Enabling legislation is a necessary step for any PPP implementation and it can be provided on a project-by-project or program basis. PPP legislation in seven states limits PPPs to selected "pilot" or "demonstration" projects.
Project-by-project-enabling legislation allows public representatives to consider the details of each project. However, the competitive nature of PPP procurements in one instance apparently led to withholding proprietary technical information from elected officials, even as they voted to approve a project. In the case of The Canada Line, an extension of the Vancouver urban rail line, local elected officials responsible for approving the PPP responded to public criticism by claiming that they did not know the extent of the controversial cut-and-cover tunneling method to be used on the project. Because the amount of cut-and-cover tunneling was a proprietary part of the contractor's bid information regarding its use that was appropriately withheld-this did prevent the elected officials from not getting a complete picture of the project that they approved (Siemiatycki 2007).
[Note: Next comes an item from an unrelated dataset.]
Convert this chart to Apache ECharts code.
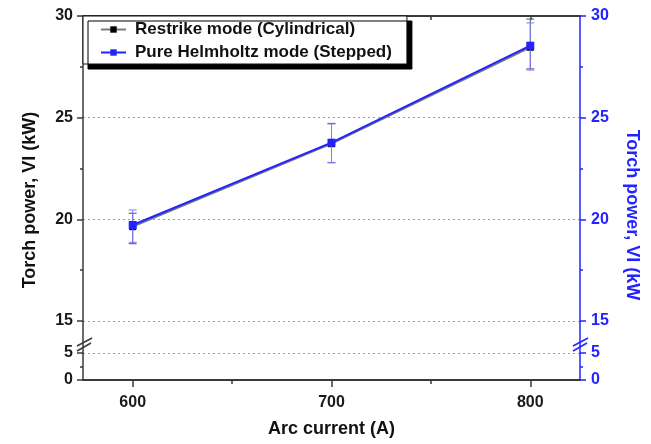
<!DOCTYPE html>
<html>
<head>
<meta charset="utf-8">
<script src="https://cdn.jsdelivr.net/npm/echarts@6/dist/echarts.min.js"></script>
<style>
  html, body { margin: 0; padding: 0; background: #fff; }
  #chart { width: 651px; height: 444px; }
</style>
</head>
<body>
<div id="chart"></div>
<script>
// Arc current (A)
var arcCurrent = [600, 700, 800];

// Restrike mode (Cylindrical): torch power and error range (kW)
var restrikePower = [19.64, 23.72, 28.46];
var restrikeLow   = [18.80, 22.78, 27.40];
var restrikeHigh  = [20.30, 24.72, 29.85];

// Pure Helmholtz mode (Stepped): torch power and error range (kW)
var helmholtzPower = [19.72, 23.77, 28.54];
var helmholtzLow   = [18.87, 22.80, 27.34];
var helmholtzHigh  = [20.46, 24.69, 29.66];

// Axis ticks
var xTickValues = [600, 700, 800];
var xMinorTickValues = [650, 750];
var xTopTickValues = [600, 650, 700, 750, 800];

var FONT = '"Liberation Sans", Arial, sans-serif';
var BLUE = '#2323ff';
var DARK = '#3a3a3a';

var chart = echarts.init(document.getElementById('chart'), null, { renderer: 'canvas' });

function pairs(xs, ys) {
  return xs.map(function (x, i) { return [x, ys[i]]; });
}
function triples(xs, lo, hi) {
  return xs.map(function (x, i) { return [x, lo[i], hi[i]]; });
}

function errorBarRenderer(color) {
  return function (params, api) {
    var x = api.value(0);
    var lo = api.coord([x, api.value(1)]);
    var hi = api.coord([x, api.value(2)]);
    var half = 4;
    var style = { stroke: color, lineWidth: 1 };
    return {
      type: 'group',
      children: [
        { type: 'line', shape: { x1: lo[0], y1: lo[1], x2: hi[0], y2: hi[1] }, style: style },
        { type: 'line', shape: { x1: hi[0] - half, y1: hi[1], x2: hi[0] + half, y2: hi[1] }, style: style },
        { type: 'line', shape: { x1: lo[0] - half, y1: lo[1], x2: lo[0] + half, y2: lo[1] }, style: style }
      ]
    };
  };
}

var tickLabelStyle = { fontFamily: FONT, fontWeight: 'bold', fontSize: 16 };
var dotted = { show: true, lineStyle: { color: '#9c9c9c', width: 1, type: [2, 3] } };

function yAxisDef(grid, side, min, max) {
  var color = side === 'left' ? DARK : BLUE;
  var labelColor = side === 'left' ? '#1a1a1a' : BLUE;
  return {
    gridIndex: grid,
    type: 'value',
    position: side,
    min: min,
    max: max,
    interval: 5,
    axisLine: { show: true, onZero: false, lineStyle: { color: color, width: 1.5 } },
    axisTick: { show: true, length: 6, lineStyle: { color: color, width: 1.5 } },
    minorTick: { show: true, splitNumber: 2, length: 3, lineStyle: { color: color, width: 1.5 } },
    axisLabel: Object.assign({ color: labelColor, margin: side === 'left' ? 10 : 11 }, tickLabelStyle),
    splitLine: side === 'left' ? dotted : { show: false }
  };
}

var option = {
  backgroundColor: '#ffffff',
  animation: false,
  grid: [
    { left: 83, top: 16, width: 497, height: 305 },
    { left: 83, top: 353, width: 497, height: 27 }
  ],
  legend: {
    orient: 'vertical',
    left: 83,
    top: 16,
    data: ['Restrike mode (Cylindrical)', 'Pure Helmholtz mode (Stepped)'],
    itemWidth: 25,
    itemHeight: 8,
    itemGap: 6,
    padding: [5, 15, 3, 17],
    backgroundColor: '#ffffff',
    borderColor: '#111',
    borderWidth: 1,
    borderRadius: 0,
    shadowColor: '#000000',
    shadowBlur: 0,
    shadowOffsetX: 5,
    shadowOffsetY: 5,
    textStyle: { fontFamily: FONT, fontWeight: 'bold', fontSize: 17, color: '#111', padding: [0, 0, 0, 4] }
  },
  xAxis: [
    {
      gridIndex: 0, type: 'value', position: 'top', min: 575, max: 825,
      axisLine: { show: true, onZero: false, lineStyle: { color: DARK, width: 2 } },
      axisTick: { show: true, inside: true, length: 4, customValues: xTopTickValues, lineStyle: { color: DARK, width: 1.5 } },
      axisLabel: { show: false },
      splitLine: { show: false }
    },
    {
      gridIndex: 1, type: 'value', position: 'bottom', min: 575, max: 825,
      name: 'Arc current (A)',
      nameLocation: 'middle',
      nameGap: 40,
      nameTextStyle: { fontFamily: FONT, fontWeight: 'bold', fontSize: 18, color: '#111' },
      axisLine: { show: true, onZero: false, lineStyle: { color: DARK, width: 2 } },
      axisTick: { show: true, length: 7, customValues: xTickValues, lineStyle: { color: DARK, width: 1.5 } },
      axisLabel: Object.assign({ color: '#1a1a1a', margin: 15, customValues: xTickValues }, tickLabelStyle),
      splitLine: { show: false }
    },
    {
      gridIndex: 1, type: 'value', position: 'bottom', min: 575, max: 825,
      axisLine: { show: false },
      axisTick: { show: true, length: 4, customValues: xMinorTickValues, lineStyle: { color: DARK, width: 1.5 } },
      axisLabel: { show: false },
      splitLine: { show: false }
    }
  ],
  yAxis: [
    yAxisDef(0, 'left', 15, 30),
    yAxisDef(0, 'right', 15, 30),
    yAxisDef(1, 'left', 0, 5),
    yAxisDef(1, 'right', 0, 5)
  ],
  graphic: [
    // axis lines bridging the break between 5 and 15
    { type: 'line', shape: { x1: 83, y1: 321, x2: 83, y2: 353 }, style: { stroke: DARK, lineWidth: 1.5 }, z: 5 },
    { type: 'line', shape: { x1: 580, y1: 321, x2: 580, y2: 353 }, style: { stroke: BLUE, lineWidth: 1.5 }, z: 5 },
    // break marks
    { type: 'line', shape: { x1: 77, y1: 346, x2: 92, y2: 338 }, style: { stroke: DARK, lineWidth: 1.5 }, z: 6 },
    { type: 'line', shape: { x1: 77, y1: 351, x2: 91, y2: 343 }, style: { stroke: DARK, lineWidth: 1.5 }, z: 6 },
    { type: 'line', shape: { x1: 573, y1: 346, x2: 588, y2: 338 }, style: { stroke: BLUE, lineWidth: 1.5 }, z: 6 },
    { type: 'line', shape: { x1: 573, y1: 351, x2: 587, y2: 343 }, style: { stroke: BLUE, lineWidth: 1.5 }, z: 6 },
    // y axis titles
    {
      type: 'text', x: 30, y: 200, rotation: Math.PI / 2,
      style: { text: 'Torch power, VI (kW)', fill: '#111', font: 'bold 18px ' + FONT, align: 'center', verticalAlign: 'middle' }
    },
    {
      type: 'text', x: 632, y: 215, rotation: -Math.PI / 2,
      style: { text: 'Torch power, VI (kW', fill: BLUE, font: 'bold 18px ' + FONT, align: 'center', verticalAlign: 'middle' }
    }
  ],
  series: [
    {
      name: 'Restrike mode (Cylindrical)',
      type: 'line',
      xAxisIndex: 0, yAxisIndex: 0,
      data: pairs(arcCurrent, restrikePower),
      symbol: 'rect', symbolSize: 7,
      lineStyle: { color: '#7a7a7a', width: 2 },
      itemStyle: { color: '#000000' },
      z: 3
    },
    {
      name: 'restrike error',
      type: 'custom',
      xAxisIndex: 0, yAxisIndex: 0,
      data: triples(arcCurrent, restrikeLow, restrikeHigh),
      renderItem: errorBarRenderer('#555555'),
      z: 2
    },
    {
      name: 'Pure Helmholtz mode (Stepped)',
      type: 'line',
      xAxisIndex: 0, yAxisIndex: 0,
      data: pairs(arcCurrent, helmholtzPower),
      symbol: 'rect', symbolSize: 8,
      lineStyle: { color: BLUE, width: 2 },
      itemStyle: { color: BLUE },
      z: 5
    },
    {
      name: 'helmholtz error',
      type: 'custom',
      xAxisIndex: 0, yAxisIndex: 0,
      data: triples(arcCurrent, helmholtzLow, helmholtzHigh),
      renderItem: errorBarRenderer('#7b7bff'),
      z: 4
    }
  ]
};

chart.setOption(option);
</script>
</body>
</html>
If more than one project is anticipated, however, project-by-project legislation is time and cost intensive for both the public and private sector, and standardization of PPP procedures can streamline the procurement process. The United Kingdom developed a standardized Private Finance Initiative contract to simplify negotiations, enable consistent pricing of projects, and promote common understanding of risks among PPP projects (Abdel-Aziz 2007).
Ghavamifar and Touran (2008) conducted a comprehensive survey of the codes of all 50 states within the United States to identify enabling legislation for alternative project delivery systems: design-build, construction management-at-risk, and PPP project. They found that an increasing number of states are moving toward more fully authorizing alternative delivery systems.
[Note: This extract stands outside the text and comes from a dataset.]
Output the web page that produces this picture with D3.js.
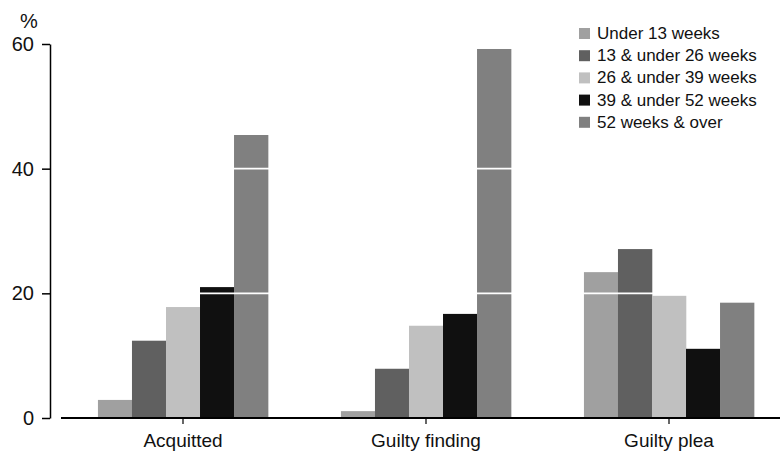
<!DOCTYPE html>
<html>
<head>
<meta charset="utf-8">
<script src="https://cdn.jsdelivr.net/npm/d3@7"></script>
<style>
  html, body { margin: 0; padding: 0; background: #fff; }
  svg { display: block; font-family: "Liberation Sans", Arial, sans-serif; }
</style>
</head>
<body>
<svg id="chart" width="780" height="452"></svg>
<script>
const categories = ["Acquitted", "Guilty finding", "Guilty plea"];
const seriesNames = ["Under 13 weeks", "13 & under 26 weeks", "26 & under 39 weeks", "39 & under 52 weeks", "52 weeks & over"];
const under13 = [2.9, 1.1, 23.4];
const w13to26 = [12.4, 7.9, 27.1];
const w26to39 = [17.8, 14.8, 19.6];
const w39to52 = [21.0, 16.7, 11.1];
const w52plus = [45.4, 59.2, 18.5];
const yTicks = [0, 20, 40, 60];
const colors = ["#a0a0a0", "#606060", "#c0c0c0", "#101010", "#808080"];

const seriesValues = [under13, w13to26, w26to39, w39to52, w52plus];
const data = categories.map((c, i) => ({
  category: c,
  values: seriesNames.map((s, j) => ({ series: s, idx: j, value: seriesValues[j][i] }))
}));

const svg = d3.select("#chart");

const y = d3.scaleLinear().domain([0, 60]).range([418, 44]);
const x0 = d3.scaleBand().domain(categories).range([61.5, 790.5]).paddingInner(0.3).paddingOuter(0.15);
const x1 = d3.scaleBand().domain(d3.range(seriesNames.length)).range([0, x0.bandwidth()]);

// bars
const groups = svg.append("g").selectAll("g").data(data).join("g")
  .attr("transform", d => `translate(${x0(d.category)},0)`);
groups.selectAll("rect").data(d => d.values).join("rect")
  .attr("x", d => x1(d.idx))
  .attr("width", x1.bandwidth() + 0.3)
  .attr("y", d => y(d.value))
  .attr("height", d => y(0) - y(d.value))
  .attr("fill", d => colors[d.idx]);

// white gridlines over bars
svg.append("g").selectAll("line").data(yTicks.filter(t => t > 0)).join("line")
  .attr("x1", 61).attr("x2", 780)
  .attr("y1", d => y(d)).attr("y2", d => y(d))
  .attr("stroke", "#fff").attr("stroke-width", 1.6);

// y axis
const yAxis = svg.append("g").attr("transform", "translate(50,0)")
  .call(d3.axisLeft(y).tickValues(yTicks).tickSize(8).tickPadding(8).tickSizeOuter(0));
yAxis.select(".domain").attr("stroke", "#000").attr("stroke-width", 1.5);
yAxis.selectAll(".tick line").attr("stroke", "#000").attr("stroke-width", 1.5);
yAxis.selectAll(".tick text").attr("font-size", 20).attr("fill", "#111")
  .attr("font-family", "Liberation Sans, Arial, sans-serif");

// % label
svg.append("text").attr("x", 29).attr("y", 28).attr("text-anchor", "middle")
  .attr("font-size", 20).attr("fill", "#111").text("%");

// x axis
const xAxis = svg.append("g").attr("transform", "translate(0,418)")
  .call(d3.axisBottom(x0).tickSize(6).tickPadding(10).tickSizeOuter(0));
xAxis.select(".domain").remove();
xAxis.append("line").attr("x1", 61).attr("x2", 780).attr("y1", 0).attr("y2", 0)
  .attr("stroke", "#000").attr("stroke-width", 2);
xAxis.selectAll(".tick line").attr("stroke", "#000").attr("stroke-width", 1.2);
xAxis.selectAll(".tick text").attr("font-size", 19).attr("fill", "#111")
  .attr("font-family", "Liberation Sans, Arial, sans-serif");

// legend
const legend = svg.append("g").attr("transform", "translate(579,28)");
const items = legend.selectAll("g").data(seriesNames).join("g")
  .attr("transform", (d, i) => `translate(0,${i * 22.2})`);
items.append("rect").attr("width", 11).attr("height", 11).attr("fill", (d, i) => colors[i]);
items.append("text").attr("x", 18).attr("y", 11).attr("font-size", 17).attr("fill", "#111").text(d => d);
</script>
</body>
</html>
According to a study prepared for the FHWA, state enabling legislation should, at a minimum, provide an operating environment that allows a state DOT to enter into partnerships and to approve specific activities associated with that partnership. To be effective, it could designate a lead agency, such as the state DOT or a toll authority to implement highway partnerships. The lead agency should have the authority to act on behalf of the state and should have certain statutory powers including the power to procure projects through negotiation, to acquire right-of-way through eminent domain (or otherwise) and transfer use of it to a private partner, to acquire and confer environmental permits, to confer exclusive franchises, to establish a geographic non-compete zone, to enter into binding concession agreements and lease arrangements, to regulate tolls or rates of return, to accept unsolicited proposals, and to blend or lend state and federal funds to a project (Apogee Research, Inc. 1995; U.S.DOT 2004). Enabling legislation may also include provisions that define the maximum repayment term for debt (e.g., 30 years) and surety/performance bond requirements. Bloomfield (2006) warns against relaxing procurement laws too much, citing an example of local enabling laws that waived the need for competitive procurement for a long-term lease of a new correctional facility in Plymouth, Massachusetts. On the other hand, some terms provided by enabling legislation may discourage the private sector from investing in transportation infrastructure. For instance, the PPP legislation in Washington State requires post-legislative approval of proposed PPPs after a private partner has been selected, which some observers say appears to have discouraged private investors from submitting unsolicited proposals, because there is no guarantee that the negotiations will be closed even after a PPP project has been selected and approved by the DOT.